**Prompt:** Scan the entries below for the word "Output". Copy each line that has it.

**Input rows:**
§

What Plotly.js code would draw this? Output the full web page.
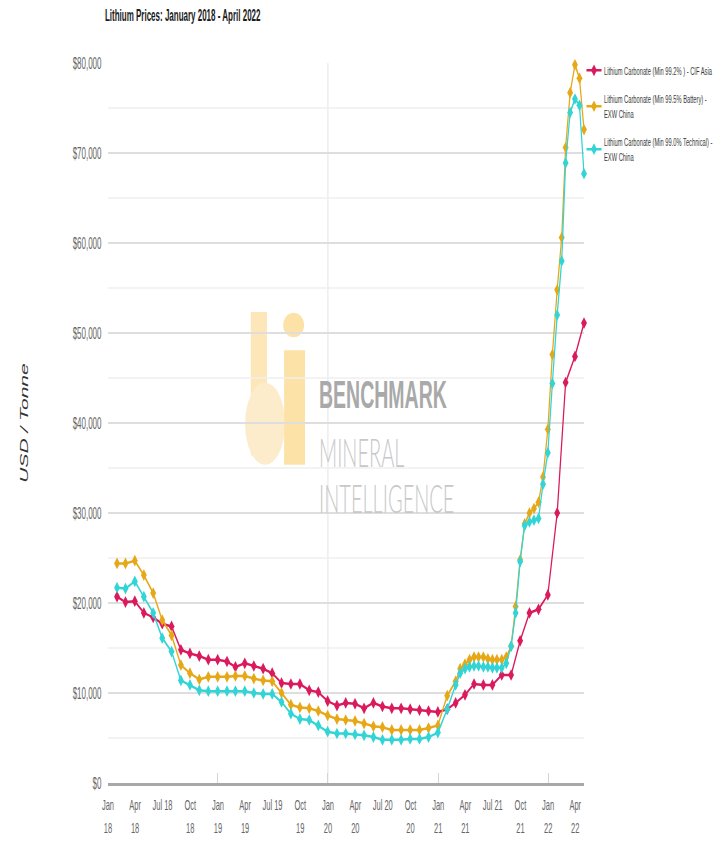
<!DOCTYPE html>
<html>
<head>
<meta charset="utf-8">
<script src="https://cdn.plot.ly/plotly-3.0.1.min.js"></script>
<style>
  html, body { margin: 0; padding: 0; background: #ffffff; overflow: hidden; }
  #wrap { width: 1444px; height: 848px; transform: scaleX(0.5); transform-origin: 0 0; }
</style>
</head>
<body>
<div id="wrap"><div id="chart"></div></div>
<script>
// ---------- DATA ----------
const TITLE = 'Lithium Prices: January 2018 - April 2022';
const Y_TITLE = 'USD / Tonne';
const SERIES_NAMES = [
  'Lithium Carbonate (Min 99.2% ) - CIF Asia',
  'Lithium Carbonate (Min 99.5% Battery) -<br>EXW China',
  'Lithium Carbonate (Min 99.0% Technical) -<br>EXW China'
];

// CIF Asia: monthly, end of month
const CIF_DATES = [
  '2018-01-31','2018-02-28','2018-03-31','2018-04-30','2018-05-31','2018-06-30','2018-07-31','2018-08-31','2018-09-30','2018-10-31','2018-11-30','2018-12-31',
  '2019-01-31','2019-02-28','2019-03-31','2019-04-30','2019-05-31','2019-06-30','2019-07-31','2019-08-31','2019-09-30','2019-10-31','2019-11-30','2019-12-31',
  '2020-01-31','2020-02-29','2020-03-31','2020-04-30','2020-05-31','2020-06-30','2020-07-31','2020-08-31','2020-09-30','2020-10-31','2020-11-30','2020-12-31',
  '2021-01-31','2021-02-28','2021-03-31','2021-04-30','2021-05-31','2021-06-30','2021-07-31','2021-08-31','2021-09-30','2021-10-31','2021-11-30','2021-12-31',
  '2022-01-31','2022-02-28','2022-03-31','2022-04-30'
];
const CIF_ASIA = [
  20700,20100,20200,18900,18400,17700,17400,14800,14400,14100,13700,13700,
  13500,12900,13300,13000,12700,12200,11100,11000,11000,10300,10100,9100,
  8600,8900,8800,8300,8900,8500,8300,8300,8200,8100,8000,7900,
  8200,8900,9800,11000,10900,10900,12000,12000,15800,18900,19300,20900,
  30000,44500,47400,51100
];

// EXW China: monthly to Feb 2021, then twice a month
const EXW_DATES = [
  '2018-01-31','2018-02-28','2018-03-31','2018-04-30','2018-05-31','2018-06-30','2018-07-31','2018-08-31','2018-09-30','2018-10-31','2018-11-30','2018-12-31',
  '2019-01-31','2019-02-28','2019-03-31','2019-04-30','2019-05-31','2019-06-30','2019-07-31','2019-08-31','2019-09-30','2019-10-31','2019-11-30','2019-12-31',
  '2020-01-31','2020-02-29','2020-03-31','2020-04-30','2020-05-31','2020-06-30','2020-07-31','2020-08-31','2020-09-30','2020-10-31','2020-11-30','2020-12-31',
  '2021-01-31','2021-02-28',
  '2021-03-15','2021-03-31','2021-04-15','2021-04-30','2021-05-15','2021-05-31','2021-06-15','2021-06-30',
  '2021-07-15','2021-07-31','2021-08-15','2021-08-31','2021-09-15','2021-09-30','2021-10-15','2021-10-31',
  '2021-11-15','2021-11-30','2021-12-15','2021-12-31','2022-01-15','2022-01-31','2022-02-15','2022-02-28',
  '2022-03-15','2022-03-31','2022-04-15','2022-04-30'
];
const BATTERY = [
  24400,24400,24700,23100,21100,18100,16400,13100,12200,11500,11800,11800,
  11800,11900,11900,11600,11400,11300,10000,8700,8400,8300,8000,7500,
  7100,7000,6900,6600,6300,6200,5900,5900,5900,5900,6100,6400,
  9700,11300,
  12700,13200,13700,14000,14000,14000,13800,13700,
  13700,13700,14000,15200,19600,24800,28800,30000,
  30500,31200,34000,39300,47600,54800,60600,70600,
  76700,79800,78300,72600
];
const TECHNICAL = [
  21700,21600,22400,20700,18900,16100,14600,11400,10900,10300,10200,10200,
  10200,10200,10200,10000,9900,9900,9000,7700,7100,7000,6400,5700,
  5500,5500,5400,5300,5100,4800,4800,4800,4900,4900,5100,5600,
  8200,10900,
  12200,12700,12900,13000,13000,12900,12900,12800,
  12800,12800,13300,15200,18900,24600,28600,29000,
  29200,29400,33200,36700,44400,52000,58000,68900,
  74500,76000,75300,67700
];

const X_RANGE = ['2018-01-01', '2022-04-30'];
const QUARTER_TICKS = [
  '2018-01-01','2018-04-01','2018-07-01','2018-10-01',
  '2019-01-01','2019-04-01','2019-07-01','2019-10-01',
  '2020-01-01','2020-04-01','2020-07-01','2020-10-01',
  '2021-01-01','2021-04-01','2021-07-01','2021-10-01',
  '2022-01-01','2022-04-01'
];
const TICK_MONTHS = ['Jan','Apr','Jul 18','Oct','Jan','Apr','Jul 19','Oct','Jan','Apr','Jul 20','Oct','Jan','Apr','Jul 21','Oct','Jan','Apr'];
const TICK_YEARS  = ['18','18','','18','19','19','','19','20','20','','20','21','21','','21','22','22'];
const YEAR_TICKS = ['2018-01-01','2019-01-01','2020-01-01','2021-01-01','2022-01-01'];
const HIGHLIGHT_DATE = '2020-01-01';

const COLORS = ['#d91a5c', '#e6a817', '#33d4d6'];
const WATERMARK = ['BENCHMARK', 'MINERAL', 'INTELLIGENCE'];

// ---------- CHART ----------
const FONT = 'Liberation Sans, Arial, sans-serif';
function series(x, y, name, color, group) {
  return {
    type: 'scatter', mode: 'lines+markers', x: x, y: y, name: name,
    legendgroup: group,
    line: { color: color, width: 2.5 },
    marker: { color: color, size: 9, symbol: 'diamond' },
    cliponaxis: false, hoverinfo: 'skip'
  };
}
const traces = [
  series(CIF_DATES, CIF_ASIA, SERIES_NAMES[0], COLORS[0], 'a'),
  series(EXW_DATES, BATTERY, SERIES_NAMES[1], COLORS[1], 'b'),
  series(EXW_DATES, TECHNICAL, SERIES_NAMES[2], COLORS[2], 'c'),
  { type: 'scatter', x: [], y: [], xaxis: 'x2', showlegend: false, hoverinfo: 'skip' },
  { type: 'scatter', x: [], y: [], xaxis: 'x3', showlegend: false, hoverinfo: 'skip' }
];

const tickFont = { family: FONT, size: 15, color: '#666666' };
const layout = {
  width: 1444, height: 848,
  margin: { l: 216, r: 276, t: 63, b: 65, autoexpand: false },
  paper_bgcolor: '#ffffff', plot_bgcolor: '#ffffff',
  font: { family: FONT, color: '#444444' },
  hovermode: false,
  title: {
    text: TITLE, xref: 'container', yref: 'container',
    x: 0.1454, xanchor: 'left', y: 0.982, yanchor: 'middle',
    font: { family: FONT, size: 16, weight: 'bold', color: '#1a1a1a' }
  },
  xaxis: {
    type: 'date', range: X_RANGE, tickmode: 'array',
    tickvals: QUARTER_TICKS, ticktext: TICK_MONTHS,
    ticks: '', showgrid: false, zeroline: false,
    showline: true, linecolor: '#a8a8a8', linewidth: 3,
    tickfont: tickFont, ticklabelstandoff: 6
  },
  xaxis2: {
    type: 'date', range: X_RANGE, overlaying: 'x', anchor: 'y', side: 'bottom',
    tickmode: 'array', tickvals: QUARTER_TICKS, ticktext: TICK_YEARS,
    ticks: '', showgrid: false, zeroline: false, showline: false,
    tickfont: tickFont, ticklabelstandoff: 34
  },
  xaxis3: {
    type: 'date', range: X_RANGE, overlaying: 'x', anchor: 'y', side: 'bottom',
    tickmode: 'array', tickvals: YEAR_TICKS, showticklabels: false,
    ticks: 'inside', ticklen: 10, tickwidth: 2, tickcolor: '#d4d4d4',
    showgrid: false, zeroline: false, showline: false
  },
  yaxis: {
    range: [0, 80000], dtick: 10000, tickprefix: '$', tickformat: ',d',
    showline: false, zeroline: false, ticks: '',
    gridcolor: '#dedede', gridwidth: 2,
    minor: { dtick: 5000, showgrid: true, gridcolor: '#efefef', gridwidth: 1.5 },
    tickfont: { family: FONT, size: 16, color: '#666666' },
    ticklabelstandoff: 12,
    title: { text: Y_TITLE, standoff: 82, font: { family: FONT, size: 21, style: 'italic', color: '#333333' } }
  },
  legend: {
    x: 1.0, xanchor: 'left', y: 1.01, yanchor: 'top',
    font: { family: FONT, size: 11.5, color: '#3a3a3a' },
    bgcolor: 'rgba(0,0,0,0)', tracegroupgap: 10, traceorder: 'grouped'
  },
  shapes: [
    { type: 'line', xref: 'x', yref: 'paper', x0: HIGHLIGHT_DATE, x1: HIGHLIGHT_DATE, y0: 0, y1: 1,
      line: { color: '#e4e4e4', width: 2 }, layer: 'below' },
    // faint logo of the watermark
    { type: 'rect', xref: 'paper', yref: 'paper', x0: 0.300, x1: 0.334, y0: 0.455, y1: 0.654,
      fillcolor: '#fde6b8', line: { width: 0 }, layer: 'below' },
    { type: 'circle', xref: 'paper', yref: 'paper', x0: 0.288, x1: 0.372, y0: 0.442, y1: 0.556,
      fillcolor: '#fdeccb', line: { width: 0 }, layer: 'below' },
    { type: 'circle', xref: 'paper', yref: 'paper', x0: 0.368, x1: 0.412, y0: 0.619, y1: 0.653,
      fillcolor: '#fde2a8', line: { width: 0 }, layer: 'below' },
    { type: 'rect', xref: 'paper', yref: 'paper', x0: 0.370, x1: 0.414, y0: 0.442, y1: 0.601,
      fillcolor: '#fde2a8', line: { width: 0 }, layer: 'below' }
  ],
  annotations: [
    { text: WATERMARK[0], xref: 'paper', yref: 'paper', x: 0.441, y: 0.539, xanchor: 'left', yanchor: 'middle',
      showarrow: false, font: { family: FONT, size: 39, weight: 'bold', color: '#a9a9a9' } },
    { text: WATERMARK[1], xref: 'paper', yref: 'paper', x: 0.441, y: 0.460, xanchor: 'left', yanchor: 'middle',
      showarrow: false, font: { family: 'Lato, Roboto, ' + FONT, size: 40, weight: 300, color: '#c8c8c8' } },
    { text: WATERMARK[2], xref: 'paper', yref: 'paper', x: 0.441, y: 0.396, xanchor: 'left', yanchor: 'middle',
      showarrow: false, font: { family: 'Lato, Roboto, ' + FONT, size: 40, weight: 300, color: '#c8c8c8' } }
  ]
};

Plotly.newPlot('chart', traces, layout, { displayModeBar: false, staticPlot: true, responsive: false });
</script>
</body>
</html>
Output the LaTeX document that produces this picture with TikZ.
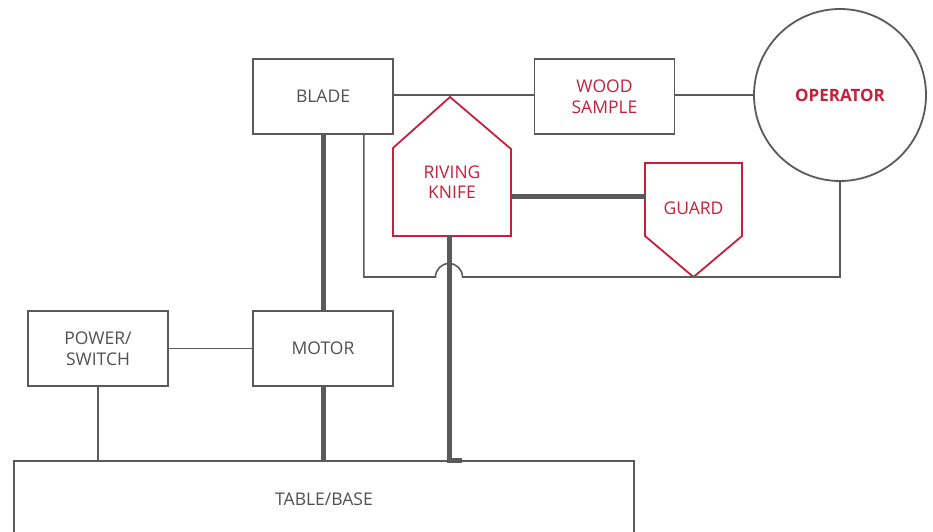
\documentclass[tikz,border=0pt]{standalone}
\usepackage{fontspec}
\setmainfont{Open Sans}
\usetikzlibrary{calc}
\definecolor{lgray}{HTML}{5A5A5A}
\definecolor{tgray}{HTML}{505050}
\definecolor{cred}{HTML}{C8203A}
\tikzset{
  box/.style={draw=lgray, line width=1.8pt, minimum width=140pt, minimum height=75pt, align=center, text=tgray, font=\fontsize{17.5}{20.5}\selectfont, inner sep=0pt},
  redtext/.style={align=center, text=cred, font=\fontsize{17.5}{20.5}\selectfont, inner sep=0pt},
  redline/.style={draw=cred, line width=1.8pt, line join=miter},
  thinline/.style={draw=lgray, line width=1.6pt},
  thickline/.style={draw=lgray, line width=5pt},
}
\begin{document}
\begin{tikzpicture}[x=1pt,y=-1pt]
\clip (0,0) rectangle (933,531);
\fill[white] (0,0) rectangle (933,531);
% nodes
\node[box] (blade) at (323,96.5) {BLADE};
\node[box, text=cred] (wood) at (604.5,96.5) {WOOD\\SAMPLE};
\node[circle, draw=lgray, line width=1.8pt, minimum size=172pt, inner sep=0pt, text=cred, font=\fontsize{17}{20}\selectfont\bfseries] (op) at (840,95) {OPERATOR};
\node[box] (motor) at (323,348.5) {MOTOR};
\node[box] (power) at (98,348.5) {POWER/\\SWITCH};
\node[box, minimum width=620pt, minimum height=76pt, anchor=north] (table) at (324,460) {TABLE/BASE};
\node[redtext, minimum width=118pt] (knife) at (452,182) {RIVING\\KNIFE};
\node[redtext, minimum width=97pt] (guard) at (693.5,208) {GUARD};
% shapes of knife and guard
\draw[redline] ($(knife)+(-59,54)$) -- ($(knife)+(59,54)$) -- ($(knife)+(59,-33)$) -- ($(knife)+(-2,-85)$) -- ($(knife)+(-59,-34)$) -- cycle;
\draw[redline] ($(guard)+(-48.5,-45)$) -- ($(guard)+(48.5,-45)$) -- ($(guard)+(48.5,28)$) -- ($(guard)+(0,69)$) -- ($(guard)+(-48.5,28)$) -- cycle;
\coordinate (knifebot) at ($(knife)+(-3,54)$);
\coordinate (hopy) at (0,277);
% connectors
\draw[thinline] ([yshift=1.5pt]blade.east) -- ([yshift=1.5pt]wood.west);
\draw[thinline] ([yshift=1.5pt]wood.east) -- (op.west);
\draw[thinline] (power.east) -- (motor.west);
\draw[thinline] (power.south) -- (power.south |- table.north);
\draw[thickline] (blade.south) -- (motor.north);
\draw[thickline] (motor.south) -- (motor.south |- table.north);
\draw[thickline] ([yshift=-14pt]knife.east) -- ([yshift=-14pt]knife.east -| {$(guard)+(-48.5,0)$});
\draw[thickline] (knifebot) -- (knifebot |- table.north) -- ++(13,0);
\draw[thinline] ([xshift=-30pt]blade.south east) |- ($(knifebot |- hopy)+(-13.5,0)$) arc[start angle=180,end angle=0,radius=13.5pt] -| (op.south);
\end{tikzpicture}
\end{document}
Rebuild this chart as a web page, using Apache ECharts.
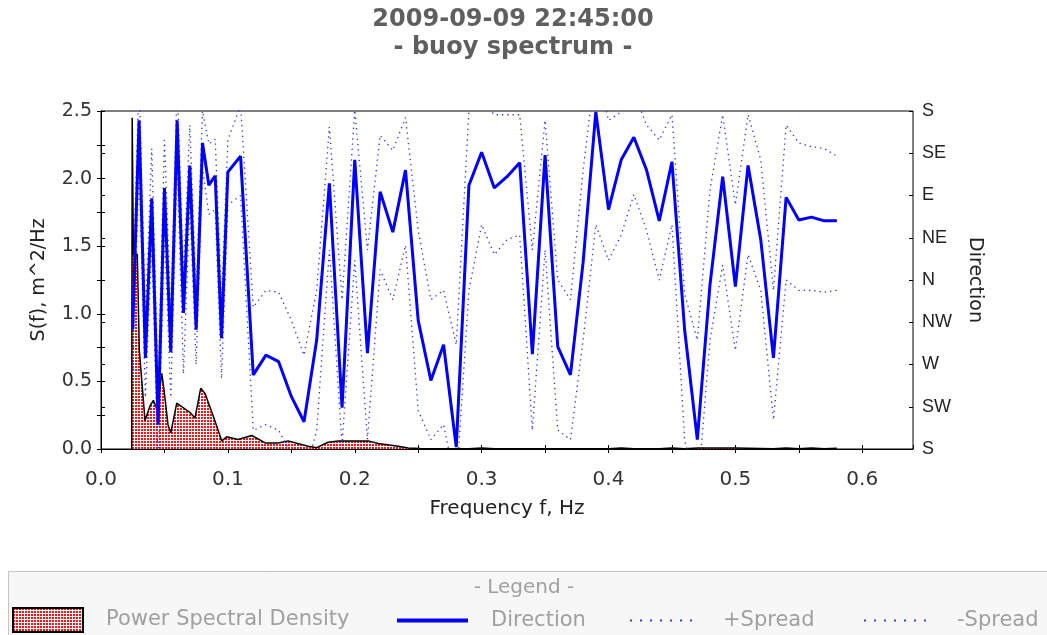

§

**Reply to the exercise:**
What Plotly.js code would draw this? Output the full web page.
Output the LaTeX document that produces this picture with TikZ.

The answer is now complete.